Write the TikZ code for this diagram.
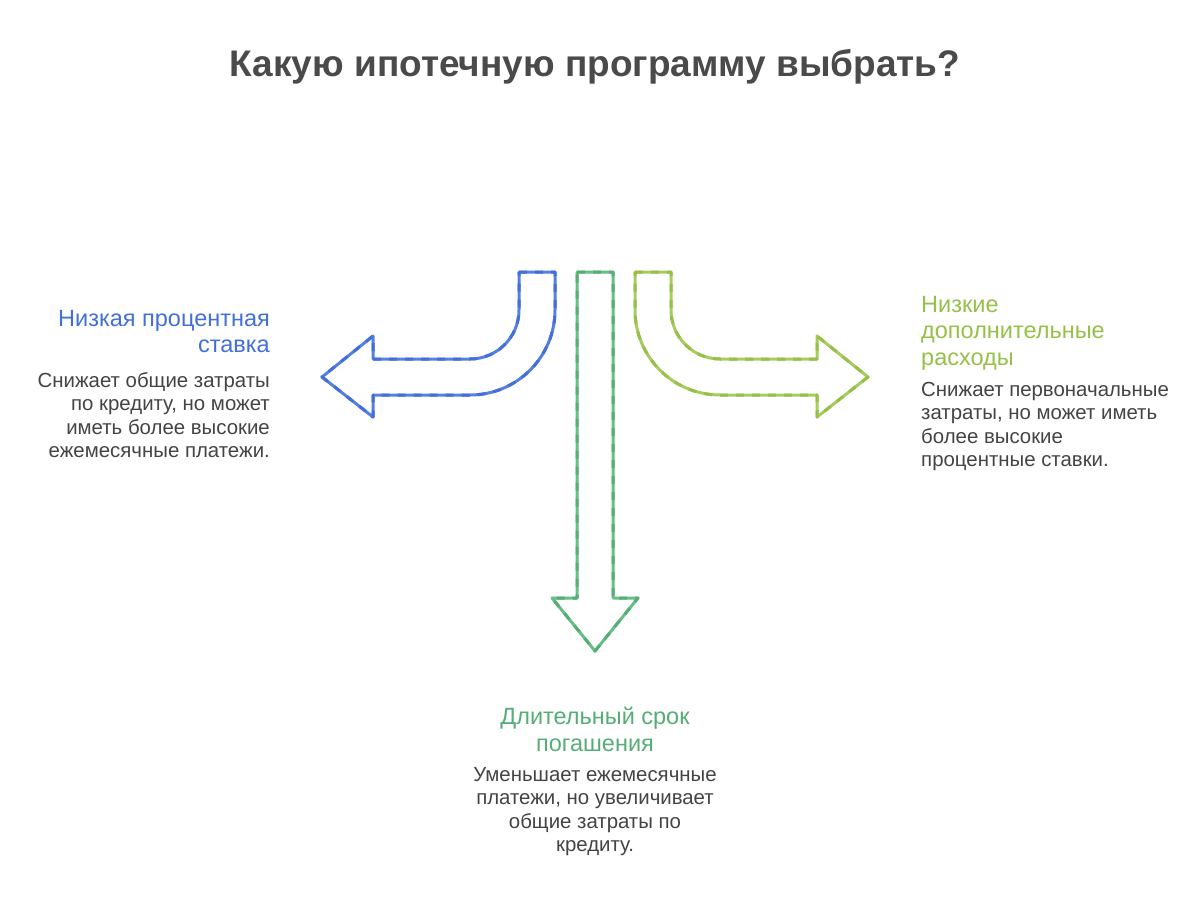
\documentclass[tikz,border=0pt]{standalone}
\usepackage{fontspec}
\setmainfont{Liberation Sans}
\definecolor{cblue}{RGB}{66,112,216}
\definecolor{cbluel}{RGB}{86,128,224}
\definecolor{cgreen}{RGB}{86,174,118}
\definecolor{cgreenl}{RGB}{104,190,134}
\definecolor{clime}{RGB}{150,192,72}
\definecolor{climel}{RGB}{166,204,94}
\definecolor{ctitle}{RGB}{74,74,74}
\definecolor{cbody}{RGB}{68,68,68}
\begin{document}
\begin{tikzpicture}[x=1pt,y=-1pt,
  shapeline/.style={line width=3pt,line join=round,fill=white},
  dashover/.style={line width=3pt,line join=round,dash pattern=on 8pt off 8pt},
  lbl/.style={inner sep=0pt,font=\fontsize{23.5}{26.5}\selectfont},
  body/.style={inner sep=0pt,text=cbody,font=\fontsize{20.4}{23.5}\selectfont},
  ttl/.style={inner sep=0pt,text=ctitle,font=\fontsize{37}{44}\selectfont\bfseries}]
\useasboundingbox (0,0) rectangle (1194,904);
\fill[white] (0,0) rectangle (1194,904);
% title
\node[ttl,anchor=north] (title) at (595,49) {Какую ипотечную программу выбрать?};
% blue arrow
\def\bluepath{(519,272) -- (555,272) -- (555,310) arc[start angle=0,end angle=-90,radius=85pt]
  -- (373,395) -- (373,417) -- (322,377) -- (373,336) -- (373,359) -- (470,359)
  arc[start angle=-90,end angle=0,radius=49pt] -- cycle}
\draw[shapeline,draw=cbluel] \bluepath;
\draw[dashover,draw=cblue] \bluepath;
% green arrow
\def\greenpath{(577,272) -- (613,272) -- (613,598) -- (638,598) -- (595,651) -- (552,598) -- (577,598) -- cycle}
\draw[shapeline,draw=cgreenl] \greenpath;
\draw[dashover,draw=cgreen] \greenpath;
% lime arrow
\def\limepath{(635,272) -- (671,272) -- (671,310) arc[start angle=180,end angle=270,radius=49pt]
  -- (817,359) -- (817,336) -- (868,377) -- (817,417) -- (817,395) -- (720,395)
  arc[start angle=270,end angle=180,radius=85pt] -- cycle}
\draw[shapeline,draw=climel] \limepath;
\draw[dashover,draw=clime] \limepath;
% left texts
\node[lbl,text=cblue,anchor=north east,align=right] (ltitle) at (270,310) {Низкая процентная\\ставка};
\node[body,anchor=north east,align=right] (lbody) at (270,372) {Снижает общие затраты\\по кредиту, но может\\иметь более высокие\\ежемесячные платежи.};
% right texts
\node[lbl,text=clime,anchor=north west,align=left] (rtitle) at (921,296) {Низкие\\дополнительные\\расходы};
\node[body,anchor=north west,align=left] (rbody) at (921,382) {Снижает первоначальные\\затраты, но может иметь\\более высокие\\процентные ставки.};
% bottom texts
\node[lbl,text=cgreen,anchor=north,align=center] (btitle) at (595,707) {Длительный срок\\погашения};
\node[body,anchor=north,align=center] (bbody) at (595,767) {Уменьшает ежемесячные\\платежи, но увеличивает\\общие затраты по\\кредиту.};
\end{tikzpicture}
\end{document}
===============
* TASK STATEMENT
Skip the pictures, then retype every line above exactly.

* WRITTEN ANSWER
Write the TikZ code for this diagram.
\documentclass[tikz,border=0pt]{standalone}
\usepackage{fontspec}
\setmainfont{Liberation Sans}
\definecolor{cblue}{RGB}{66,112,216}
\definecolor{cbluel}{RGB}{86,128,224}
\definecolor{cgreen}{RGB}{86,174,118}
\definecolor{cgreenl}{RGB}{104,190,134}
\definecolor{clime}{RGB}{150,192,72}
\definecolor{climel}{RGB}{166,204,94}
\definecolor{ctitle}{RGB}{74,74,74}
\definecolor{cbody}{RGB}{68,68,68}
\begin{document}
\begin{tikzpicture}[x=1pt,y=-1pt,
  shapeline/.style={line width=3pt,line join=round,fill=white},
  dashover/.style={line width=3pt,line join=round,dash pattern=on 8pt off 8pt},
  lbl/.style={inner sep=0pt,font=\fontsize{23.5}{26.5}\selectfont},
  body/.style={inner sep=0pt,text=cbody,font=\fontsize{20.4}{23.5}\selectfont},
  ttl/.style={inner sep=0pt,text=ctitle,font=\fontsize{37}{44}\selectfont\bfseries}]
\useasboundingbox (0,0) rectangle (1194,904);
\fill[white] (0,0) rectangle (1194,904);
% title
\node[ttl,anchor=north] (title) at (595,49) {Какую ипотечную программу выбрать?};
% blue arrow
\def\bluepath{(519,272) -- (555,272) -- (555,310) arc[start angle=0,end angle=-90,radius=85pt]
  -- (373,395) -- (373,417) -- (322,377) -- (373,336) -- (373,359) -- (470,359)
  arc[start angle=-90,end angle=0,radius=49pt] -- cycle}
\draw[shapeline,draw=cbluel] \bluepath;
\draw[dashover,draw=cblue] \bluepath;
% green arrow
\def\greenpath{(577,272) -- (613,272) -- (613,598) -- (638,598) -- (595,651) -- (552,598) -- (577,598) -- cycle}
\draw[shapeline,draw=cgreenl] \greenpath;
\draw[dashover,draw=cgreen] \greenpath;
% lime arrow
\def\limepath{(635,272) -- (671,272) -- (671,310) arc[start angle=180,end angle=270,radius=49pt]
  -- (817,359) -- (817,336) -- (868,377) -- (817,417) -- (817,395) -- (720,395)
  arc[start angle=270,end angle=180,radius=85pt] -- cycle}
\draw[shapeline,draw=climel] \limepath;
\draw[dashover,draw=clime] \limepath;
% left texts
\node[lbl,text=cblue,anchor=north east,align=right] (ltitle) at (270,310) {Низкая процентная\\ставка};
\node[body,anchor=north east,align=right] (lbody) at (270,372) {Снижает общие затраты\\по кредиту, но может\\иметь более высокие\\ежемесячные платежи.};
% right texts
\node[lbl,text=clime,anchor=north west,align=left] (rtitle) at (921,296) {Низкие\\дополнительные\\расходы};
\node[body,anchor=north west,align=left] (rbody) at (921,382) {Снижает первоначальные\\затраты, но может иметь\\более высокие\\процентные ставки.};
% bottom texts
\node[lbl,text=cgreen,anchor=north,align=center] (btitle) at (595,707) {Длительный срок\\погашения};
\node[body,anchor=north,align=center] (bbody) at (595,767) {Уменьшает ежемесячные\\платежи, но увеличивает\\общие затраты по\\кредиту.};
\end{tikzpicture}
\end{document}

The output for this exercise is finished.